Turnover of the group, which encompasses Exel Logistics, BRS and Pickfords removals, rose from pounds 879.2m to pounds 976.5m.
Selwyn Jones, an analyst at Credit Lyonnais Laing, said NFC was 'a very highly rated stock and there is no room in the share price for disappointments of this sort'.
The biggest surprise was a slump from a break-even position to losses of pounds 6.1m in the Lynx parcels operation. And Peter Sherlock, recently appointed chief executive, warned: 'The parcels market continues to be extremely competitive.'
In addition, the company said economic recovery in the UK remained fragile and the downturn in Europe meant that the benefits of expansion on the Continent would be slow to materialise.

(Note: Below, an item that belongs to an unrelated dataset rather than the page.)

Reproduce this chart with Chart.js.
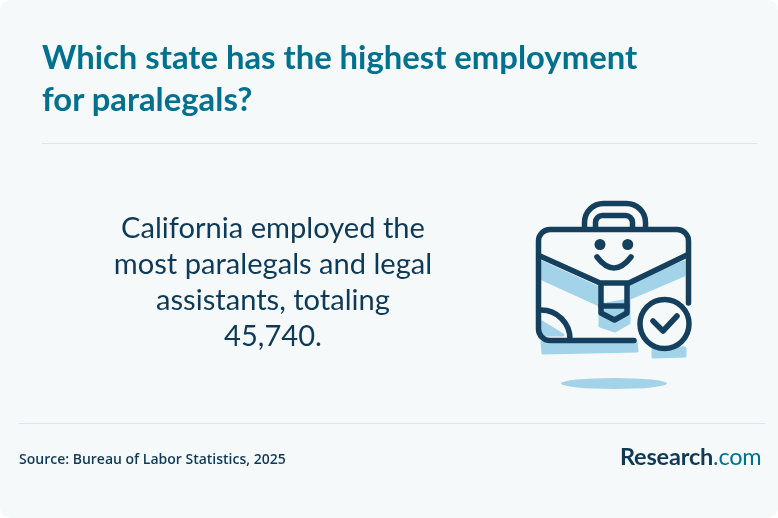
<!DOCTYPE html>
<html>
<head>
<meta charset="utf-8">
<script src="https://cdn.jsdelivr.net/npm/chart.js@4"></script>
<style>
  html, body { margin: 0; padding: 0; background: #fff; }
  #page { position: relative; width: 778px; height: 518px; overflow: hidden; background: #f6f9fa; border-radius: 10px; }
  #icon { position: absolute; left: 0; top: 0; }
  .rule { position: absolute; height: 1px; background: #dde3e6; }
  .line { position: absolute; white-space: nowrap; }
  #title div { position: absolute; left: 42px; white-space: nowrap; font: 700 32.8px Lato, sans-serif; color: #00708f; }
  #callout div { position: absolute; left: 73px; width: 400px; text-align: center; white-space: nowrap; font: 400 29.1px Lato, sans-serif; color: #0f3a57; }
  #source { left: 19px; top: 449px; font: 600 14px "Open Sans", sans-serif; color: #0f3a57; }
  #logo { left: 620px; top: 442px; font: 700 23.5px Lato, sans-serif; color: #0f3a57; letter-spacing: -0.2px; }
  #logo span { color: #00708f; font-weight: 400; }
</style>
</head>
<body>
<div id="page">
  <canvas id="icon" width="778" height="518"></canvas>
  <div id="title"></div>
  <div class="rule" style="left:42px;width:715px;top:143px"></div>
  <div id="callout"></div>
  <div class="rule" style="left:19px;width:746px;top:423px"></div>
  <div class="line" id="source"></div>
  <div class="line" id="logo">Research<span>.com</span></div>
</div>
<script>
const states = ['California'];
const employment = [45740];
const titleLines = ['Which state has the highest employment', 'for paralegals?'];
const sourceText = 'Source: Bureau of Labor Statistics, 2025';

const DARK = '#14405e';
const LIGHT = '#a3d3e8';
const BG = '#f6f9fa';

document.getElementById('source').textContent = sourceText;

titleLines.forEach((text, i) => {
  const el = document.createElement('div');
  el.textContent = text;
  el.style.top = (37 + i * 42) + 'px';
  document.getElementById('title').appendChild(el);
});

const calloutLines = [
  states[0] + ' employed the',
  'most paralegals and legal',
  'assistants, totaling',
  employment[0].toLocaleString('en-US') + '.'
];
calloutLines.forEach((text, i) => {
  const el = document.createElement('div');
  el.textContent = text;
  el.style.top = (209 + i * 36) + 'px';
  document.getElementById('callout').appendChild(el);
});

function poly(ctx, pts) {
  ctx.beginPath();
  pts.forEach((p, i) => (i ? ctx.lineTo(p[0], p[1]) : ctx.moveTo(p[0], p[1])));
  ctx.closePath();
  ctx.fill();
  ctx.stroke();
}

// the briefcase picture is decoration, not data
const briefcase = {
  id: 'briefcase',
  afterDraw(chart) {
    const ctx = chart.ctx;
    ctx.save();
    ctx.lineCap = 'round';
    ctx.lineJoin = 'round';

    ctx.fillStyle = LIGHT;
    ctx.strokeStyle = LIGHT;
    ctx.lineWidth = 3;
    poly(ctx, [[542, 262], [599, 288], [599, 305], [542, 279]]);
    poly(ctx, [[630, 284], [684, 262], [684, 275], [630, 298]]);
    poly(ctx, [[600, 305], [629, 300], [629, 323], [615, 331], [600, 326]]);
    poly(ctx, [[542, 322], [563, 335], [542, 335]]);
    poly(ctx, [[542, 342], [636, 342], [637, 351], [543, 353]]);
    poly(ctx, [[653, 348], [685, 348], [685, 356], [653, 357]]);
    ctx.beginPath();
    ctx.ellipse(614, 383.5, 53, 5.5, 0, 0, Math.PI * 2);
    ctx.fill();

    ctx.strokeStyle = DARK;
    ctx.lineWidth = 5.5;

    // handle
    ctx.beginPath();
    ctx.moveTo(584.5, 227);
    ctx.lineTo(584.5, 223);
    ctx.arcTo(584.5, 203.5, 604, 203.5, 19);
    ctx.lineTo(626, 203.5);
    ctx.arcTo(645.5, 203.5, 645.5, 223, 19);
    ctx.lineTo(645.5, 227);
    ctx.stroke();
    ctx.beginPath();
    ctx.moveTo(595.5, 228);
    ctx.lineTo(595.5, 223);
    ctx.arcTo(595.5, 215.5, 603, 215.5, 7);
    ctx.lineTo(625, 215.5);
    ctx.arcTo(632.5, 215.5, 632.5, 223, 7);
    ctx.lineTo(632.5, 228);
    ctx.stroke();

    // case outline, left open by the check badge
    ctx.beginPath();
    ctx.moveTo(688.5, 303);
    ctx.lineTo(688.5, 241);
    ctx.arcTo(688.5, 229.5, 677, 229.5, 11.5);
    ctx.lineTo(550, 229.5);
    ctx.arcTo(538.5, 229.5, 538.5, 241, 11.5);
    ctx.lineTo(538.5, 329);
    ctx.arcTo(538.5, 340.5, 550, 340.5, 11.5);
    ctx.lineTo(634, 340.5);
    ctx.stroke();

    // flap and clasp
    ctx.beginPath();
    ctx.moveTo(540, 256);
    ctx.lineTo(600, 283);
    ctx.lineTo(629, 283);
    ctx.lineTo(687, 255);
    ctx.stroke();
    ctx.beginPath();
    ctx.moveTo(601, 284);
    ctx.lineTo(601, 313);
    ctx.lineTo(614.5, 320);
    ctx.lineTo(627, 313);
    ctx.lineTo(627, 284);
    ctx.stroke();
    ctx.beginPath();
    ctx.moveTo(601, 306);
    ctx.lineTo(627, 306);
    ctx.stroke();

    // corner patch
    ctx.beginPath();
    ctx.arc(541, 339, 29, -Math.PI / 2, 0);
    ctx.stroke();

    // face
    ctx.fillStyle = DARK;
    [600, 627.7].forEach(x => {
      ctx.beginPath();
      ctx.arc(x, 244.5, 5.5, 0, Math.PI * 2);
      ctx.fill();
    });
    ctx.beginPath();
    ctx.moveTo(597, 257);
    ctx.quadraticCurveTo(614, 279, 631, 257);
    ctx.stroke();

    // check badge
    ctx.fillStyle = BG;
    ctx.beginPath();
    ctx.arc(664.5, 324, 24.5, 0, Math.PI * 2);
    ctx.fill();
    ctx.stroke();
    ctx.beginPath();
    ctx.moveTo(653, 321);
    ctx.lineTo(663, 331);
    ctx.lineTo(677, 316);
    ctx.stroke();
    ctx.restore();
  }
};

// the source only states one figure, so its bar is kept hidden and the axes are off
new Chart(document.getElementById('icon').getContext('2d'), {
  type: 'bar',
  data: {
    labels: states,
    datasets: [{ label: 'Employment', data: employment, hidden: true }]
  },
  options: {
    responsive: false,
    animation: false,
    plugins: { legend: { display: false }, tooltip: { enabled: false } },
    scales: { x: { display: false }, y: { display: false } }
  },
  plugins: [briefcase]
});
</script>
</body>
</html>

Despite the problems, however, the company remained confident that its traditional 'best view' of full-year pre-tax profits of between pounds 95m and pounds 100m would be met.
Most of the pounds 50m exceptional gain in the first half from the sale of the waste management operation will be eroded in the second half by provisions to cover fluctuations in levels of investment.
However, the seven-year-old policy of making a 'best view' projection at the annual meeting is unlikely to survive the year. 'One of the issues we are considering is, should we continue with it,' Mr Watson said.
He said the main reasons for considering dropping the policy included commercial sensitivity and the risk of being sued in the US for inaccurate profit forecasts.
Shareholders, who include 27,000 out of 30,000 employees, will receive a second interim dividend of 1.45p, up from 1.4p.